In order to obtain any level of "trust", you would not only have
to configure the keys for specific zones that you trust,
but also create an out-of-band trust relationship
(person-to-person, audit) of the registry administrating the
relevant DNS-zones you want to trust, their equiment and
you will need to create an out-of-band trust relationship to
the adminstrator(s) who operate(s) the server(s)/service(s)
for which you want to resolve the names through DNSsec and
their network admins and the operational procedures that they use.
That might be a time-consuming, expensive and error-prone effort
that by itself get outdated, and it scales nowhere considering
the size of the DNS.
Right. So, DNSSEC is no better than plain old DNS.

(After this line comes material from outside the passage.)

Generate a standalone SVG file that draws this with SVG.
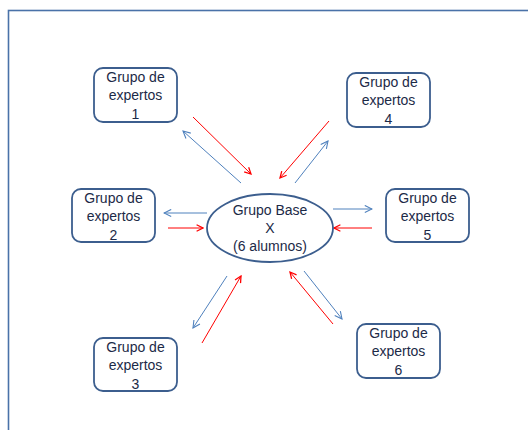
<svg xmlns="http://www.w3.org/2000/svg" width="528" height="430" viewBox="0 0 528 430">
<style>
.frame{fill:none;stroke:#4a72a8;stroke-width:1.6}
.box{fill:#fff;stroke:#3c5e8e;stroke-width:1.8}
.t{font-family:"Liberation Sans",Arial,sans-serif;font-size:14px;fill:#1c2a47;text-anchor:middle}
.b{stroke:#4f81bd;stroke-width:1;fill:none}
.r{stroke:#ff0000;stroke-width:1;fill:none}
</style>
<defs>
<marker id="ab" viewBox="0 0 10 10" refX="9" refY="5" markerWidth="9" markerHeight="9" markerUnits="userSpaceOnUse" orient="auto">
<polyline points="1,1 9,5 1,9" fill="none" stroke="#4f81bd" stroke-width="1.2"/>
</marker>
<marker id="ar" viewBox="0 0 10 10" refX="9" refY="5" markerWidth="8" markerHeight="8" markerUnits="userSpaceOnUse" orient="auto">
<polyline points="1,1 9,5 1,9" fill="none" stroke="#ff0000" stroke-width="1.6"/>
</marker>
</defs>
<rect width="528" height="430" fill="#fff"/>
<rect class="frame" x="8.5" y="10.5" width="530" height="430"/>
<g id="connectors">
<line class="r" x1="193" y1="117" x2="251" y2="174" marker-end="url(#ar)"/>
<line class="b" x1="241" y1="183" x2="183" y2="131" marker-end="url(#ab)"/>
<line class="r" x1="329" y1="121" x2="280" y2="178" marker-end="url(#ar)"/>
<line class="b" x1="295" y1="183" x2="328" y2="141" marker-end="url(#ab)"/>
<line class="b" x1="207" y1="213" x2="164" y2="213" marker-end="url(#ab)"/>
<line class="r" x1="168" y1="228" x2="203" y2="228" marker-end="url(#ar)"/>
<line class="b" x1="333" y1="209" x2="372" y2="209" marker-end="url(#ab)"/>
<line class="r" x1="372" y1="228" x2="334" y2="228" marker-end="url(#ar)"/>
<line class="b" x1="227" y1="276" x2="193" y2="328" marker-end="url(#ab)"/>
<line class="r" x1="202" y1="343" x2="241" y2="276" marker-end="url(#ar)"/>
<line class="r" x1="333" y1="324" x2="290" y2="272" marker-end="url(#ar)"/>
<line class="b" x1="304" y1="271" x2="342" y2="319" marker-end="url(#ab)"/>
</g>
<g id="base">
<ellipse class="box" cx="270" cy="228" rx="63" ry="34"/>
<text class="t" x="270" y="215">Grupo Base</text>
<text class="t" x="270" y="233">X</text>
<text class="t" x="270" y="251">(6 alumnos)</text>
</g>
<g id="g1">
<rect class="box" x="94" y="68" width="83" height="54" rx="9"/>
<text class="t" x="135.5" y="82">Grupo de</text>
<text class="t" x="135.5" y="100">expertos</text>
<text class="t" x="135.5" y="119">1</text>
</g>
<g id="g2">
<rect class="box" x="72" y="189" width="83" height="53" rx="9"/>
<text class="t" x="113.5" y="203">Grupo de</text>
<text class="t" x="113.5" y="221">expertos</text>
<text class="t" x="113.5" y="240">2</text>
</g>
<g id="g3">
<rect class="box" x="94" y="338" width="83" height="53" rx="9"/>
<text class="t" x="135.5" y="352">Grupo de</text>
<text class="t" x="135.5" y="370">expertos</text>
<text class="t" x="135.5" y="389">3</text>
</g>
<g id="g4">
<rect class="box" x="347" y="73" width="83" height="54" rx="9"/>
<text class="t" x="388.5" y="87">Grupo de</text>
<text class="t" x="388.5" y="105">expertos</text>
<text class="t" x="388.5" y="124">4</text>
</g>
<g id="g5">
<rect class="box" x="386" y="189" width="83" height="53" rx="9"/>
<text class="t" x="427.5" y="203">Grupo de</text>
<text class="t" x="427.5" y="221">expertos</text>
<text class="t" x="427.5" y="240">5</text>
</g>
<g id="g6">
<rect class="box" x="357" y="324" width="83" height="54" rx="9"/>
<text class="t" x="398.5" y="338">Grupo de</text>
<text class="t" x="398.5" y="356">expertos</text>
<text class="t" x="398.5" y="375">6</text>
</g>
</svg>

I have set up my DSL router to register the IP assigned by the ISP
with dyndns.org (builtin feature of the DSL-router). But whenever
the connection is dropped, that DNS entry with dyndns.org is
inaccurate until my router re-connects and updates it with the new IP.
It partially is a problem of unnecessarilly long TTL, which
means poor administration of related zones. That is, DNS is
not fully responsible for the problem.